### Written exercise
Identify all lines in the data containing the string "that". Copy them out.

[start]

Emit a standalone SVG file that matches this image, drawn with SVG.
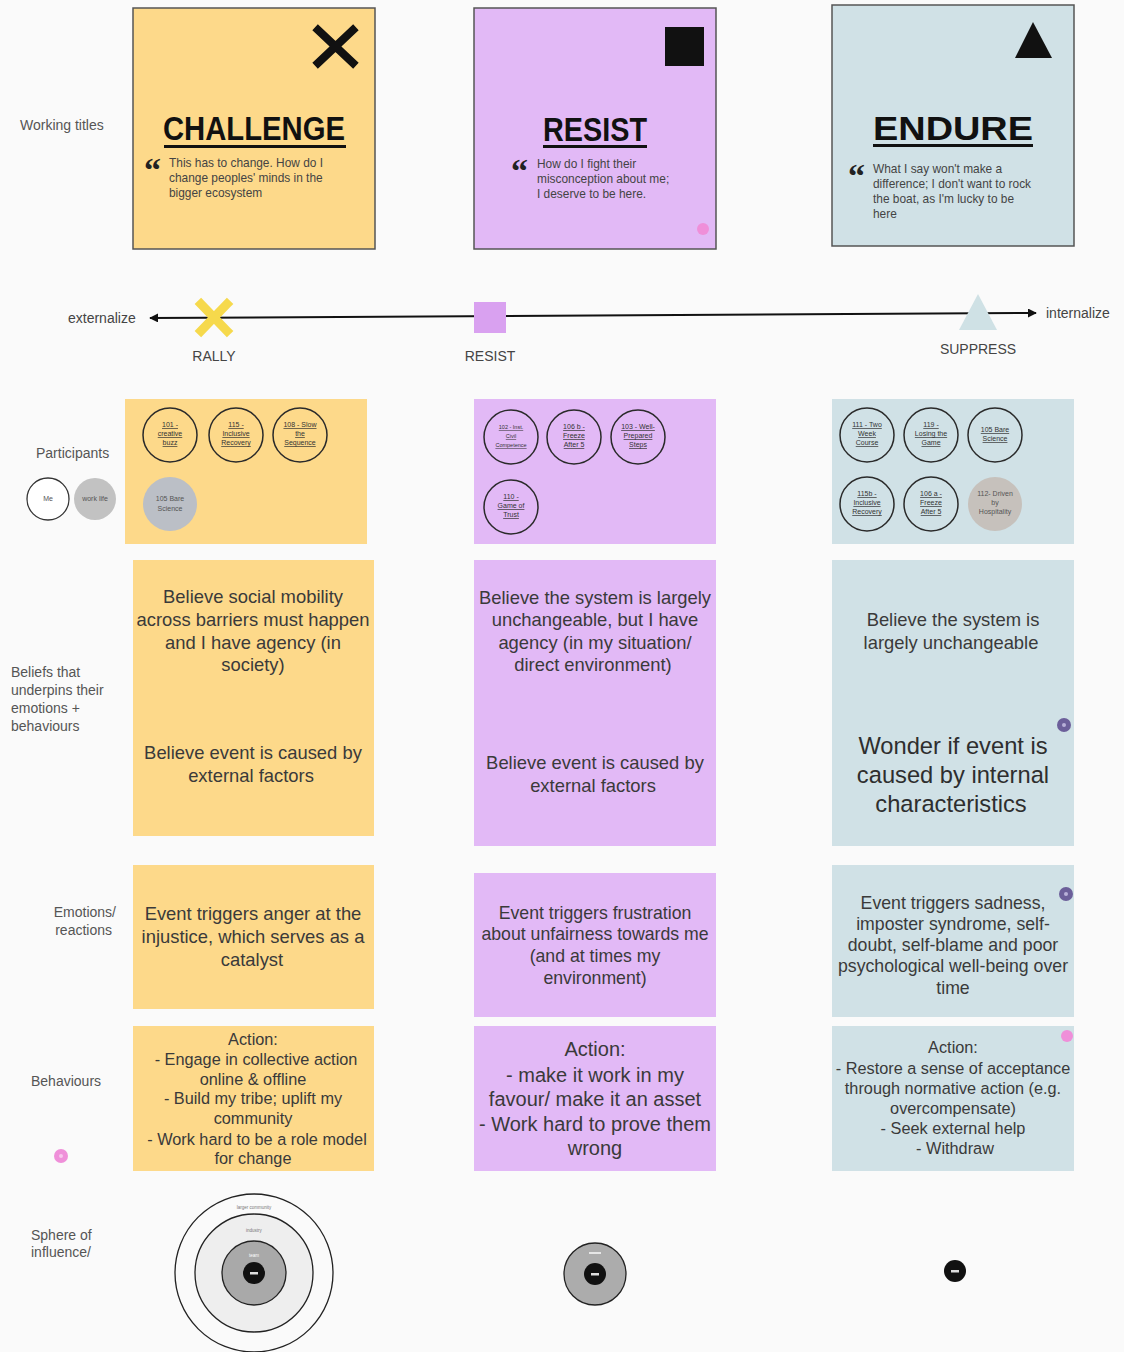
<svg xmlns="http://www.w3.org/2000/svg" width="1124" height="1352" viewBox="0 0 1124 1352">
  <style>
    text { font-family: "Liberation Sans", Arial, sans-serif; fill: #3a3a3a; }
    .lbl { font-size: 14px; fill: #555; }
    .title { font-size: 34px; font-weight: bold; fill: #111; text-anchor: middle; }
    .quote { font-size: 11.9px; fill: #444; }
    .qm { font-size: 34px; font-weight: bold; fill: #222; font-family: "Liberation Serif", serif; }
    .body { font-size: 18.4px; text-anchor: middle; fill: #3a3a3a; }
    .body16 { font-size: 17.7px; text-anchor: middle; fill: #3a3a3a; }
    .body15 { font-size: 16.3px; text-anchor: middle; fill: #3a3a3a; }
    .big { font-size: 23.7px; text-anchor: middle; fill: #2e2e2e; }
    .big19 { font-size: 20px; text-anchor: middle; fill: #3a3a3a; }
    .axis { font-size: 14px; fill: #444; }
    .pc { fill: none; stroke: #2a2a2a; stroke-width: 1.5; }
    .pt { font-size: 7px; text-anchor: middle; fill: #333; text-decoration: underline; }
    .pg { font-size: 7px; text-anchor: middle; fill: #555; }
    .yellow { fill: #fdd98a; }
    .purple { fill: #e2b9f6; }
    .blue { fill: #d0e1e6; }
    .card { stroke: #555; stroke-width: 1.5; }
    .pink { fill: #ef8fd9; }
    .violet { fill: #6c5f9a; }
  </style>
  <defs>
    <marker id="arrow" viewBox="0 0 10 10" refX="9" refY="5" markerWidth="9" markerHeight="9" markerUnits="userSpaceOnUse" orient="auto">
      <path d="M0,0 L10,5 L0,10 z" fill="#111"/>
    </marker>
  </defs>

  <rect width="1124" height="1352" fill="#fafafa"/>

  <!-- row labels -->
  <g id="row-labels">
    <text class="lbl" x="20" y="130">Working titles</text>
    <text class="lbl" x="36" y="458">Participants</text>
    <text class="lbl" x="11" y="677">Beliefs that</text>
    <text class="lbl" x="11" y="695">underpins their</text>
    <text class="lbl" x="11" y="713">emotions +</text>
    <text class="lbl" x="11" y="731">behaviours</text>
    <text class="lbl" x="116" y="917" text-anchor="end">Emotions/</text>
    <text class="lbl" x="112" y="935" text-anchor="end">reactions</text>
    <text class="lbl" x="31" y="1086">Behaviours</text>
    <text class="lbl" x="31" y="1240">Sphere of</text>
    <text class="lbl" x="31" y="1257">influence/</text>
  </g>

  <!-- title cards -->
  <g id="card-challenge">
    <rect class="yellow card" x="133" y="8" width="242" height="241"/>
    <path d="M318,30 L353,63 M353,30 L318,63" stroke="#111" stroke-width="8" stroke-linecap="square"/>
    <text class="title" x="254" y="140" textLength="182" lengthAdjust="spacingAndGlyphs">CHALLENGE</text>
    <rect x="164" y="145" width="182" height="3" fill="#111"/>
    <text class="qm" x="144" y="181">“</text>
    <text class="quote" x="169" y="167">This has to change. How do I</text>
    <text class="quote" x="169" y="182">change peoples' minds in the</text>
    <text class="quote" x="169" y="197">bigger ecosystem</text>
  </g>
  <g id="card-resist">
    <rect class="purple card" x="474" y="8" width="242" height="241"/>
    <rect x="665" y="27" width="39" height="39" fill="#111"/>
    <text class="title" x="595" y="141" textLength="104" lengthAdjust="spacingAndGlyphs">RESIST</text>
    <rect x="543" y="145" width="104" height="3" fill="#111"/>
    <text class="qm" x="511" y="182">“</text>
    <text class="quote" x="537" y="168">How do I fight their</text>
    <text class="quote" x="537" y="183">misconception about me;</text>
    <text class="quote" x="537" y="198">I deserve to be here.</text>
    <circle class="pink" cx="703" cy="229" r="6"/>
  </g>
  <g id="card-endure">
    <rect class="blue card" x="832" y="5" width="242" height="241"/>
    <polygon points="1015,58 1052,58 1033,22" fill="#111"/>
    <text class="title" x="953" y="140" textLength="160" lengthAdjust="spacingAndGlyphs">ENDURE</text>
    <rect x="873" y="144" width="160" height="3" fill="#111"/>
    <text class="qm" x="848" y="187">“</text>
    <text class="quote" x="873" y="173">What I say won't make a</text>
    <text class="quote" x="873" y="188">difference; I don't want to rock</text>
    <text class="quote" x="873" y="203">the boat, as I'm lucky to be</text>
    <text class="quote" x="873" y="218">here</text>
  </g>

  <!-- externalize / internalize axis -->
  <g id="connectors">
    <line x1="593" y1="315.5" x2="150" y2="318" stroke="#111" stroke-width="2" marker-end="url(#arrow)"/>
    <line x1="593" y1="315.5" x2="1036" y2="313" stroke="#111" stroke-width="2" marker-end="url(#arrow)"/>
  </g>
  <g id="axis-marks">
    <text class="axis" x="68" y="323">externalize</text>
    <text class="axis" x="1046" y="318">internalize</text>
    <path d="M201,304 L227,331 M227,304 L201,331" stroke="#f6d94c" stroke-width="9" stroke-linecap="square"/>
    <text class="axis" x="214" y="361" text-anchor="middle">RALLY</text>
    <rect x="474" y="302" width="32" height="31" fill="#d9a1f0"/>
    <text class="axis" x="490" y="361" text-anchor="middle">RESIST</text>
    <polygon points="978,294 997,330 959,330" fill="#cfe1e5"/>
    <text class="axis" x="978" y="354" text-anchor="middle">SUPPRESS</text>
  </g>

  <!-- participants -->
  <g id="legend">
    <circle cx="48" cy="499" r="21" fill="#fff" stroke="#333" stroke-width="1.3"/>
    <text class="pg" x="48" y="501">Me</text>
    <circle cx="95" cy="499" r="21" fill="#c2c2c2"/>
    <text class="pg" x="95" y="501" fill="#777">work life</text>
  </g>
  <g id="participants-challenge">
    <rect class="yellow" x="125" y="399" width="242" height="145"/>
    <circle class="pc" cx="170" cy="435" r="27"/>
    <text class="pt" x="170" y="427">101 -</text><text class="pt" x="170" y="436">creative</text><text class="pt" x="170" y="445">buzz</text>
    <circle class="pc" cx="236" cy="435" r="27"/>
    <text class="pt" x="236" y="427">115 -</text><text class="pt" x="236" y="436">Inclusive</text><text class="pt" x="236" y="445">Recovery</text>
    <circle class="pc" cx="300" cy="435" r="27"/>
    <text class="pt" x="300" y="427">108 - Slow</text><text class="pt" x="300" y="436">the</text><text class="pt" x="300" y="445">Sequence</text>
    <circle cx="170" cy="504" r="27" fill="#bbbfc6"/>
    <text class="pg" x="170" y="501">105 Bare</text><text class="pg" x="170" y="511">Science</text>
  </g>
  <g id="participants-resist">
    <rect class="purple" x="474" y="399" width="242" height="145"/>
    <circle class="pc" cx="511" cy="437" r="27"/>
    <text class="pt" x="511" y="429" style="font-size:5.5px">102 - Inst.</text><text class="pt" x="511" y="438" style="font-size:5.5px">Civil</text><text class="pt" x="511" y="447" style="font-size:5.5px">Competence</text>
    <circle class="pc" cx="574" cy="437" r="27"/>
    <text class="pt" x="574" y="429">106 b -</text><text class="pt" x="574" y="438">Freeze</text><text class="pt" x="574" y="447">After 5</text>
    <circle class="pc" cx="638" cy="437" r="27"/>
    <text class="pt" x="638" y="429">103 - Well-</text><text class="pt" x="638" y="438">Prepared</text><text class="pt" x="638" y="447">Steps</text>
    <circle class="pc" cx="511" cy="507" r="27"/>
    <text class="pt" x="511" y="499">110 -</text><text class="pt" x="511" y="508">Game of</text><text class="pt" x="511" y="517">Trust</text>
  </g>
  <g id="participants-endure">
    <rect class="blue" x="832" y="399" width="242" height="145"/>
    <circle class="pc" cx="867" cy="435" r="27"/>
    <text class="pt" x="867" y="427">111 - Two</text><text class="pt" x="867" y="436">Week</text><text class="pt" x="867" y="445">Course</text>
    <circle class="pc" cx="931" cy="435" r="27"/>
    <text class="pt" x="931" y="427">119 -</text><text class="pt" x="931" y="436">Losing the</text><text class="pt" x="931" y="445">Game</text>
    <circle class="pc" cx="995" cy="435" r="27"/>
    <text class="pt" x="995" y="432">105 Bare</text><text class="pt" x="995" y="441">Science</text>
    <circle class="pc" cx="867" cy="504" r="27"/>
    <text class="pt" x="867" y="496">115b -</text><text class="pt" x="867" y="505">Inclusive</text><text class="pt" x="867" y="514">Recovery</text>
    <circle class="pc" cx="931" cy="504" r="27"/>
    <text class="pt" x="931" y="496">106 a -</text><text class="pt" x="931" y="505">Freeze</text><text class="pt" x="931" y="514">After 5</text>
    <circle cx="995" cy="504" r="27" fill="#c6c1bc"/>
    <text class="pg" x="995" y="496">112- Driven</text><text class="pg" x="995" y="505">by</text><text class="pg" x="995" y="514">Hospitality</text>
  </g>

  <!-- beliefs -->
  <g id="beliefs-challenge">
    <rect class="yellow" x="133" y="560" width="241" height="276"/>
    <text class="body" x="253" y="603">Believe social mobility</text>
    <text class="body" x="253" y="626">across barriers must happen</text>
    <text class="body" x="253" y="649">and I have agency (in</text>
    <text class="body" x="253" y="671">society)</text>
    <text class="body" x="253" y="759">Believe event is caused by</text>
    <text class="body" x="251" y="782">external factors</text>
  </g>
  <g id="beliefs-resist">
    <rect class="purple" x="474" y="560" width="242" height="286"/>
    <text class="body" x="595" y="604">Believe the system is largely</text>
    <text class="body" x="595" y="626">unchangeable, but I have</text>
    <text class="body" x="595" y="649">agency (in my situation/</text>
    <text class="body" x="593" y="671">direct environment)</text>
    <text class="body" x="595" y="769">Believe event is caused by</text>
    <text class="body" x="593" y="792">external factors</text>
  </g>
  <g id="beliefs-endure">
    <rect class="blue" x="832" y="560" width="242" height="286"/>
    <text class="body" x="953" y="626">Believe the system is</text>
    <text class="body" x="951" y="649">largely unchangeable</text>
    <text class="big" x="953" y="754">Wonder if event is</text>
    <text class="big" x="953" y="783">caused by internal</text>
    <text class="big" x="951" y="812">characteristics</text>
    <circle class="violet" cx="1064" cy="725" r="7"/>
    <circle cx="1064" cy="725" r="2" fill="#b9b0d8"/>
  </g>

  <!-- emotions -->
  <g id="emotions-challenge">
    <rect class="yellow" x="133" y="865" width="241" height="144"/>
    <text class="body" x="253" y="920">Event triggers anger at the</text>
    <text class="body" x="253" y="943">injustice, which serves as a</text>
    <text class="body" x="252" y="966">catalyst</text>
  </g>
  <g id="emotions-resist">
    <rect class="purple" x="474" y="873" width="242" height="144"/>
    <text class="body16" x="595" y="919">Event triggers frustration</text>
    <text class="body16" x="595" y="940">about unfairness towards me</text>
    <text class="body16" x="595" y="962">(and at times my</text>
    <text class="body16" x="595" y="984">environment)</text>
  </g>
  <g id="emotions-endure">
    <rect class="blue" x="832" y="865" width="242" height="152"/>
    <text class="body16" x="953" y="909">Event triggers sadness,</text>
    <text class="body16" x="953" y="930">imposter syndrome, self-</text>
    <text class="body16" x="953" y="951">doubt, self-blame and poor</text>
    <text class="body16" x="953" y="972">psychological well-being over</text>
    <text class="body16" x="953" y="994">time</text>
    <circle class="violet" cx="1066" cy="894" r="7"/>
    <circle cx="1066" cy="894" r="2" fill="#b9b0d8"/>
  </g>

  <!-- behaviours -->
  <g id="behaviours-challenge">
    <rect class="yellow" x="133" y="1026" width="241" height="145"/>
    <text class="body15" x="253" y="1045">Action:</text>
    <text class="body15" x="256" y="1065">- Engage in collective action</text>
    <text class="body15" x="253" y="1085">online &amp; offline</text>
    <text class="body15" x="253" y="1104">- Build my tribe; uplift my</text>
    <text class="body15" x="253" y="1124">community</text>
    <text class="body15" x="257" y="1145">- Work hard to be a role model</text>
    <text class="body15" x="253" y="1164">for change</text>
  </g>
  <g id="behaviours-resist">
    <rect class="purple" x="474" y="1026" width="242" height="145"/>
    <text class="big19" x="595" y="1056">Action:</text>
    <text class="big19" x="595" y="1082">- make it work in my</text>
    <text class="big19" x="595" y="1106">favour/ make it an asset</text>
    <text class="big19" x="595" y="1131">- Work hard to prove them</text>
    <text class="big19" x="595" y="1155">wrong</text>
  </g>
  <g id="behaviours-endure">
    <rect class="blue" x="832" y="1026" width="242" height="145"/>
    <text class="body15" x="953" y="1053">Action:</text>
    <text class="body15" x="953" y="1074">- Restore a sense of acceptance</text>
    <text class="body15" x="953" y="1094">through normative action (e.g.</text>
    <text class="body15" x="953" y="1114">overcompensate)</text>
    <text class="body15" x="953" y="1134">- Seek external help</text>
    <text class="body15" x="955" y="1154">- Withdraw</text>
    <circle class="pink" cx="1067" cy="1036" r="6"/>
  </g>
  <circle class="pink" cx="61" cy="1156" r="7"/>
  <circle cx="61" cy="1156" r="2" fill="#f7c6ec"/>

  <!-- spheres of influence -->
  <g id="sphere-challenge">
    <circle cx="254" cy="1273" r="79" fill="#fafafa" stroke="#222" stroke-width="1.3"/>
    <circle cx="254" cy="1273" r="59" fill="#eeeeee" stroke="#222" stroke-width="1.3"/>
    <circle cx="254" cy="1273" r="32" fill="#a9a9a9" stroke="#222" stroke-width="1.3"/>
    <circle cx="254" cy="1273" r="11" fill="#111"/>
    <rect x="250" y="1272" width="8" height="2.5" fill="#ddd"/>
    <text x="254" y="1209" style="font-size:4.5px;text-anchor:middle;fill:#777">larger community</text>
    <text x="254" y="1232" style="font-size:4.5px;text-anchor:middle;fill:#777">industry</text>
    <text x="254" y="1257" style="font-size:4.5px;text-anchor:middle;fill:#fff">team</text>
  </g>
  <g id="sphere-resist">
    <circle cx="595" cy="1274" r="31" fill="#acacac" stroke="#222" stroke-width="1.3"/>
    <circle cx="595" cy="1274" r="11" fill="#111"/>
    <rect x="591" y="1273" width="8" height="2.5" fill="#ddd"/>
    <rect x="589" y="1252" width="12" height="2" fill="#e6e6e6"/>
  </g>
  <g id="sphere-endure">
    <circle cx="955" cy="1271" r="11" fill="#111"/>
    <rect x="951" y="1270" width="8" height="2.5" fill="#ddd"/>
  </g>
</svg>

[end]

### The response
Emit a standalone SVG file that matches this image, drawn with SVG.
    <text class="lbl" x="11" y="677">Beliefs that</text>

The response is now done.